From a bad customer service experience, independent musician Dave Carroll learned valuable lessons that apply to independent community pharmacists.

In 2008, independent musician Dave Carroll boarded a United Airlines plane heading to Chicago, Illinois, from Halifax, Nova Scotia, while traveling to Nebraska with his band, Sons of Maxwell.

“We landed and were waiting to get off the plane when this woman sitting behind us said ‘They’re throwing guitars outside!’” he recounted at the National Community Pharmacists Association Annual Convention on October 20, 2014, in Austin, Texas.

The guitars belonged to Carroll and his band, which told 3 flight attendants how the instruments were being handled. The flight attendants ignored their concerns, insisting that the guitars were not their problem.

When the band arrived at their show in Nebraska the next day, Carroll found that his Taylor guitar was severely damaged. After the show, he opened a claim with the airline. After 9 months of calling 1-800 numbers, chasing different customer service representatives, and receiving rejections to his claims, Carroll was frustrated.

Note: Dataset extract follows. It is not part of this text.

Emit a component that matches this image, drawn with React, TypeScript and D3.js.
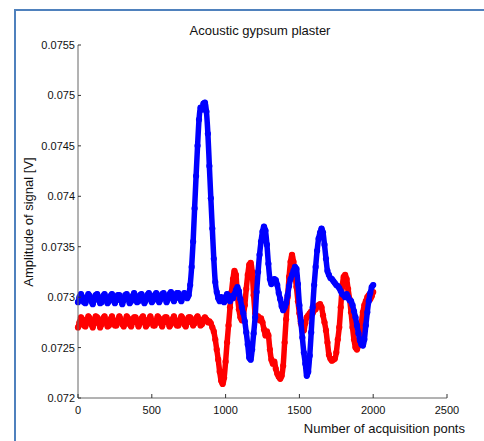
import React from "react";
import * as d3 from "d3";

const xTicks = [0, 500, 1000, 1500, 2000, 2500];
const yTicks = [0.072, 0.0725, 0.073, 0.0735, 0.074, 0.0745, 0.075, 0.0755];
const yTickLabels = ["0.072", "0.0725", "0.073", "0.0735", "0.074", "0.0745", "0.075", "0.0755"];

const title = "Acoustic gypsum plaster";
const xLabel = "Number of acquisition ponts";
const yLabel = "Amplitude of signal [V]";

// acquisition point index of each sample (0..2000, every 10 points)
const points = d3.range(0, 2001, 10);

const blueSeries = [
  0.07295, 0.07300, 0.07303, 0.07300, 0.07295, 0.07294, 0.07299, 0.07303, 0.07301, 0.07296,
  0.07293, 0.07297, 0.07302, 0.07303, 0.07298, 0.07294, 0.07295, 0.07301, 0.07303, 0.07299,
  0.07294, 0.07296, 0.07301, 0.07303, 0.07298, 0.07294, 0.07297, 0.07302, 0.07302, 0.07297,
  0.07293, 0.07297, 0.07302, 0.07303, 0.07298, 0.07294, 0.07296, 0.07301, 0.07304, 0.07299,
  0.07295, 0.07296, 0.07302, 0.07303, 0.07298, 0.07294, 0.07297, 0.07302, 0.07304, 0.07299,
  0.07295, 0.07297, 0.07302, 0.07304, 0.07299, 0.07295, 0.07298, 0.07303, 0.07304, 0.07299,
  0.07295, 0.07298, 0.07303, 0.07305, 0.07300, 0.07296, 0.07299, 0.07304, 0.07304, 0.07299,
  0.07296, 0.07300, 0.07304, 0.07303, 0.07299, 0.07302, 0.07312, 0.07330, 0.07355, 0.07388,
  0.07420, 0.07450, 0.07476, 0.07488, 0.07486, 0.07492, 0.07493, 0.07484, 0.07462, 0.07430,
  0.07398, 0.07368, 0.07338, 0.07315, 0.07305, 0.07299, 0.07296, 0.07300, 0.07297, 0.07295,
  0.07300, 0.07303, 0.07298, 0.07296, 0.07301, 0.07299, 0.07303, 0.07307, 0.07310, 0.07306,
  0.07298, 0.07290, 0.07284, 0.07276, 0.07265, 0.07253, 0.07240, 0.07238, 0.07248, 0.07264,
  0.07280, 0.07305, 0.07325, 0.07342, 0.07355, 0.07365, 0.07370, 0.07366, 0.07352, 0.07333,
  0.07318, 0.07313, 0.07315, 0.07318, 0.07317, 0.07312, 0.07304, 0.07298, 0.07291, 0.07287,
  0.07290, 0.07294, 0.07302, 0.07311, 0.07318, 0.07322, 0.07326, 0.07330, 0.07328, 0.07313,
  0.07292, 0.07276, 0.07260, 0.07245, 0.07234, 0.07222, 0.07226, 0.07242, 0.07265, 0.07290,
  0.07312, 0.07330, 0.07346, 0.07358, 0.07364, 0.07368, 0.07364, 0.07352, 0.07338, 0.07326,
  0.07322, 0.07319, 0.07318, 0.07316, 0.07314, 0.07312, 0.07311, 0.07309, 0.07306, 0.07303,
  0.07302, 0.07300, 0.07303, 0.07300, 0.07297, 0.07296, 0.07292, 0.07286, 0.07280, 0.07272,
  0.07264, 0.07257, 0.07253, 0.07252, 0.07258, 0.07272, 0.07285, 0.07296, 0.07304, 0.07310,
  0.07312,
];

const redSeries = [
  0.07270, 0.07275, 0.07280, 0.07278, 0.07272, 0.07271, 0.07276, 0.07281, 0.07279, 0.07273,
  0.07270, 0.07275, 0.07281, 0.07280, 0.07274, 0.07270, 0.07273, 0.07279, 0.07281, 0.07276,
  0.07271, 0.07272, 0.07278, 0.07281, 0.07277, 0.07272, 0.07272, 0.07277, 0.07281, 0.07278,
  0.07273, 0.07271, 0.07276, 0.07281, 0.07279, 0.07273, 0.07271, 0.07275, 0.07280, 0.07280,
  0.07275, 0.07271, 0.07274, 0.07279, 0.07281, 0.07276, 0.07271, 0.07273, 0.07278, 0.07281,
  0.07277, 0.07272, 0.07272, 0.07277, 0.07281, 0.07279, 0.07274, 0.07271, 0.07275, 0.07280,
  0.07280, 0.07275, 0.07271, 0.07273, 0.07278, 0.07281, 0.07277, 0.07272, 0.07272, 0.07277,
  0.07281, 0.07279, 0.07273, 0.07271, 0.07275, 0.07280, 0.07280, 0.07275, 0.07272, 0.07274,
  0.07279, 0.07281, 0.07277, 0.07272, 0.07273, 0.07278, 0.07280, 0.07278, 0.07275, 0.07276,
  0.07274, 0.07270, 0.07266, 0.07258, 0.07248, 0.07238, 0.07226, 0.07217, 0.07214, 0.07220,
  0.07236, 0.07255, 0.07272, 0.07290, 0.07305, 0.07318, 0.07326, 0.07322, 0.07302, 0.07288,
  0.07280, 0.07277, 0.07282, 0.07292, 0.07308, 0.07322, 0.07332, 0.07334, 0.07325, 0.07302,
  0.07284, 0.07280, 0.07281, 0.07277, 0.07279, 0.07275, 0.07268, 0.07262, 0.07266, 0.07262,
  0.07248, 0.07238, 0.07234, 0.07236, 0.07229, 0.07224, 0.07221, 0.07219, 0.07222, 0.07232,
  0.07255, 0.07278, 0.07300, 0.07320, 0.07335, 0.07342, 0.07335, 0.07322, 0.07310, 0.07296,
  0.07284, 0.07274, 0.07268, 0.07267, 0.07274, 0.07280, 0.07282, 0.07284, 0.07286, 0.07284,
  0.07287, 0.07288, 0.07291, 0.07292, 0.07293, 0.07290, 0.07282, 0.07275, 0.07267, 0.07255,
  0.07243, 0.07239, 0.07237, 0.07238, 0.07239, 0.07245, 0.07258, 0.07270, 0.07290, 0.07310,
  0.07320, 0.07322, 0.07318, 0.07308, 0.07298, 0.07285, 0.07270, 0.07258, 0.07250, 0.07248,
  0.07252, 0.07262, 0.07275, 0.07285, 0.07292, 0.07296, 0.07300, 0.07302, 0.07298, 0.07301,
  0.07305,
];

const W = 484;
const H = 441;
const left = 78;
const right = 447;
const top = 45;
const bottom = 398;

export default function App() {
  const x = d3.scaleLinear().domain([0, 2500]).range([left, right]);
  const y = d3.scaleLinear().domain([0.072, 0.0755]).range([bottom, top]);
  const line = d3
    .line<number>()
    .x((_, i) => x(points[i]))
    .y((d) => y(d))
    .curve(d3.curveMonotoneX);

  const font = "'Liberation Sans', Arial, sans-serif";
  const axisColor = "#666";

  const series = [
    { data: redSeries, color: "#ff0000" },
    { data: blueSeries, color: "#0000ff" },
  ];

  return (
    <svg
      width={W}
      height={H}
      style={{ position: "absolute", left: 0, top: 0, background: "#fff" }}
      fontFamily={font}
    >
      <rect x={0} y={0} width={W} height={H} fill="#fff" />
      {/* frame */}
      <line x1={14} y1={10} x2={W} y2={10} stroke="#4f81bd" strokeWidth={2} />
      <line x1={15} y1={9} x2={15} y2={H} stroke="#4f81bd" strokeWidth={2} />

      <text x={260} y={35} textAnchor="middle" fontSize={13} fill="#111">
        {title}
      </text>

      {/* series */}
      {series.map((s, k) => (
        <g key={k}>
          <path
            d={line(s.data) || ""}
            fill="none"
            stroke={s.color}
            strokeWidth={5.5}
            strokeLinejoin="round"
            strokeLinecap="round"
          />
          {s.data.map((v, i) => (
            <circle key={i} cx={x(points[i])} cy={y(v)} r={3.1} fill={s.color} />
          ))}
        </g>
      ))}

      {/* axes */}
      <line x1={left} y1={top} x2={left} y2={bottom} stroke={axisColor} strokeWidth={1} />
      <line x1={left} y1={bottom} x2={right} y2={bottom} stroke={axisColor} strokeWidth={1} />
      {yTicks.map((t, i) => (
        <g key={"y" + i}>
          <line x1={left} x2={left + 3} y1={y(t)} y2={y(t)} stroke="#333" />
          <text x={left - 3} y={y(t) + 4} textAnchor="end" fontSize={11} fill="#111">
            {yTickLabels[i]}
          </text>
        </g>
      ))}
      {xTicks.map((t, i) => (
        <g key={"x" + i}>
          <line x1={x(t)} x2={x(t)} y1={bottom} y2={bottom - 4} stroke="#333" />
          <text x={x(t)} y={bottom + 16} textAnchor="middle" fontSize={11} fill="#111">
            {t}
          </text>
        </g>
      ))}

      <text x={465} y={433} textAnchor="end" fontSize={13} fill="#111">
        {xLabel}
      </text>
      <text
        transform={`translate(33, ${222}) rotate(-90)`}
        textAnchor="middle"
        fontSize={13}
        fill="#111"
      >
        {yLabel}
      </text>
    </svg>
  );
}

“After navigating a customer service maze, this woman informed me over email that the airline was not responsible for the damages because I didn’t open the claim within 24 hours of the flight,” Carroll said. “I told her that I wasn’t a lawyer, but that I did have other tools.”

He promised the representative that he would write 3 songs and create 3 music videos about the incident. Committed to his word, Carroll set out to write the first song, and with the help of his friends in the business, he recorded the song and filmed a music video. He uploaded the video to YouTube without any other social media strategy in place.

The video was called “United Breaks Guitars” and, by the next day, it had gone viral.

“I did an interview with a radio station and it essentially started a media frenzy,” Carroll said.

Over the next few months, he did interviews with newspapers, radio stations, and television shows. The video was the most watched music video for July 2009.

“Most of the media framed this as a story of the little guy taking a stand against the big corporations, but I don’t see it like that,” Carroll said. “My whole experience with this has been like an onion unraveling in terms of what it could mean.”

From the experience, Carroll learned valuable lessons about story telling, branding, and customer service—lessons that apply to independent community pharmacists, he said. While Taylor guitars saw the video as an opportunity, United did little to use the publicity to its benefit.

“You shouldn’t fear social media, but see it as an opportunity to connect with your customers,” Carroll said. “Tell your story and engage with your patients.”

His experience also represents the importance of independent business, he said.

“Larger companies are often limited by their volume, but every customer is statistically significant,” Carroll explained. “You are perfectly poised to deliver exceptional customer experience. You can make every patient that comes into your pharmacy feel important.”